**Data extract**

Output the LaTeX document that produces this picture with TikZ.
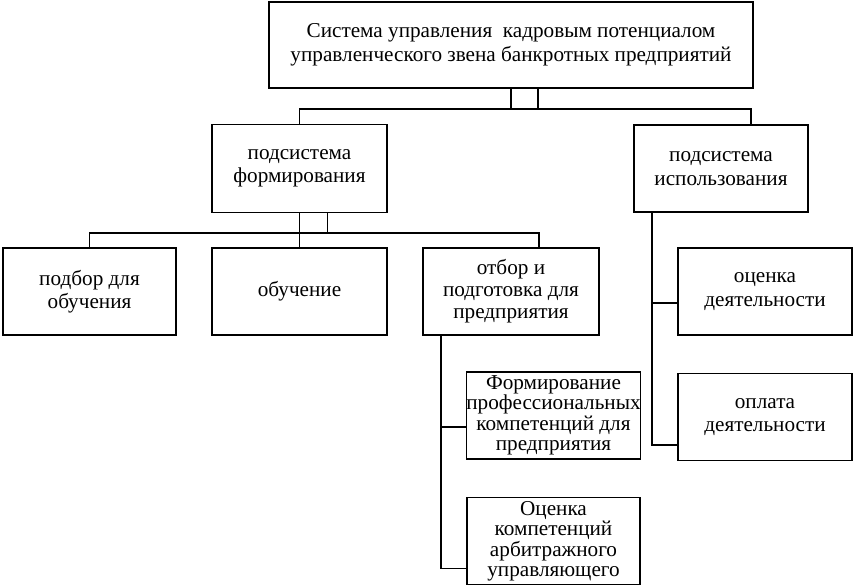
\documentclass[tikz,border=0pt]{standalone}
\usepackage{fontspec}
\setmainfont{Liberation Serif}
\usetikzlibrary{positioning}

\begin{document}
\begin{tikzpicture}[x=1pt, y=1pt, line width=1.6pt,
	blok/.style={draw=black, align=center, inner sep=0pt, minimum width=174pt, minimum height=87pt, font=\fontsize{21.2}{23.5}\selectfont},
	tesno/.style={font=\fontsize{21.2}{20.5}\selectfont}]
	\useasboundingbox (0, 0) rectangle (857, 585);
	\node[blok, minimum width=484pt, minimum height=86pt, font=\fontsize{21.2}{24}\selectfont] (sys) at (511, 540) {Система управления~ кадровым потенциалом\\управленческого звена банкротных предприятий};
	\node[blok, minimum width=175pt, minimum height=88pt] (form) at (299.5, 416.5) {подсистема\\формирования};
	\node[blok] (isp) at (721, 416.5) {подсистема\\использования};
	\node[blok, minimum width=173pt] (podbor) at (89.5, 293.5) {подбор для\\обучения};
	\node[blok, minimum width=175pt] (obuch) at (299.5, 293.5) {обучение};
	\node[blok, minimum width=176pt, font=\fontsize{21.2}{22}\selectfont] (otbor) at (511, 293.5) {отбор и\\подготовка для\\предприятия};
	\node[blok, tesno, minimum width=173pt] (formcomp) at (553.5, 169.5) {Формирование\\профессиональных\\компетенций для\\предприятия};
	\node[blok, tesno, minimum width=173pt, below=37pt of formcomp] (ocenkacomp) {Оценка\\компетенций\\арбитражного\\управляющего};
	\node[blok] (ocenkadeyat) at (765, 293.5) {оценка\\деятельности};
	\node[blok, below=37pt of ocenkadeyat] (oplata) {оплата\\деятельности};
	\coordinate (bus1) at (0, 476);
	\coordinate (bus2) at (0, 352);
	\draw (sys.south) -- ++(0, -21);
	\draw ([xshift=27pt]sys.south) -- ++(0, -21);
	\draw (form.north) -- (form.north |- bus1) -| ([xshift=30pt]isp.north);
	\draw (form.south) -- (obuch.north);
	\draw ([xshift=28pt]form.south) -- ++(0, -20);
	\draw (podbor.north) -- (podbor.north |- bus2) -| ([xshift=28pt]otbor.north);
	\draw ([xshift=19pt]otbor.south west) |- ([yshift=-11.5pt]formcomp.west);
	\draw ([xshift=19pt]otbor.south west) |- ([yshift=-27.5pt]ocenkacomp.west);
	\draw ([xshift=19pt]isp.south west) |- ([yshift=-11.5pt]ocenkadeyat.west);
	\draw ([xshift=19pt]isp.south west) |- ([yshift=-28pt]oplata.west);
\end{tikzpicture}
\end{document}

**Exercise objective**
Write out the data precisely as given, excluding the pictures.

**Answer to this problem**
Output the LaTeX document that produces this picture with TikZ.
\documentclass[tikz,border=0pt]{standalone}
\usepackage{fontspec}
\setmainfont{Liberation Serif}
\usetikzlibrary{positioning}

\begin{document}
\begin{tikzpicture}[x=1pt, y=1pt, line width=1.6pt,
	blok/.style={draw=black, align=center, inner sep=0pt, minimum width=174pt, minimum height=87pt, font=\fontsize{21.2}{23.5}\selectfont},
	tesno/.style={font=\fontsize{21.2}{20.5}\selectfont}]
	\useasboundingbox (0, 0) rectangle (857, 585);
	\node[blok, minimum width=484pt, minimum height=86pt, font=\fontsize{21.2}{24}\selectfont] (sys) at (511, 540) {Система управления~ кадровым потенциалом\\управленческого звена банкротных предприятий};
	\node[blok, minimum width=175pt, minimum height=88pt] (form) at (299.5, 416.5) {подсистема\\формирования};
	\node[blok] (isp) at (721, 416.5) {подсистема\\использования};
	\node[blok, minimum width=173pt] (podbor) at (89.5, 293.5) {подбор для\\обучения};
	\node[blok, minimum width=175pt] (obuch) at (299.5, 293.5) {обучение};
	\node[blok, minimum width=176pt, font=\fontsize{21.2}{22}\selectfont] (otbor) at (511, 293.5) {отбор и\\подготовка для\\предприятия};
	\node[blok, tesno, minimum width=173pt] (formcomp) at (553.5, 169.5) {Формирование\\профессиональных\\компетенций для\\предприятия};
	\node[blok, tesno, minimum width=173pt, below=37pt of formcomp] (ocenkacomp) {Оценка\\компетенций\\арбитражного\\управляющего};
	\node[blok] (ocenkadeyat) at (765, 293.5) {оценка\\деятельности};
	\node[blok, below=37pt of ocenkadeyat] (oplata) {оплата\\деятельности};
	\coordinate (bus1) at (0, 476);
	\coordinate (bus2) at (0, 352);
	\draw (sys.south) -- ++(0, -21);
	\draw ([xshift=27pt]sys.south) -- ++(0, -21);
	\draw (form.north) -- (form.north |- bus1) -| ([xshift=30pt]isp.north);
	\draw (form.south) -- (obuch.north);
	\draw ([xshift=28pt]form.south) -- ++(0, -20);
	\draw (podbor.north) -- (podbor.north |- bus2) -| ([xshift=28pt]otbor.north);
	\draw ([xshift=19pt]otbor.south west) |- ([yshift=-11.5pt]formcomp.west);
	\draw ([xshift=19pt]otbor.south west) |- ([yshift=-27.5pt]ocenkacomp.west);
	\draw ([xshift=19pt]isp.south west) |- ([yshift=-11.5pt]ocenkadeyat.west);
	\draw ([xshift=19pt]isp.south west) |- ([yshift=-28pt]oplata.west);
\end{tikzpicture}
\end{document}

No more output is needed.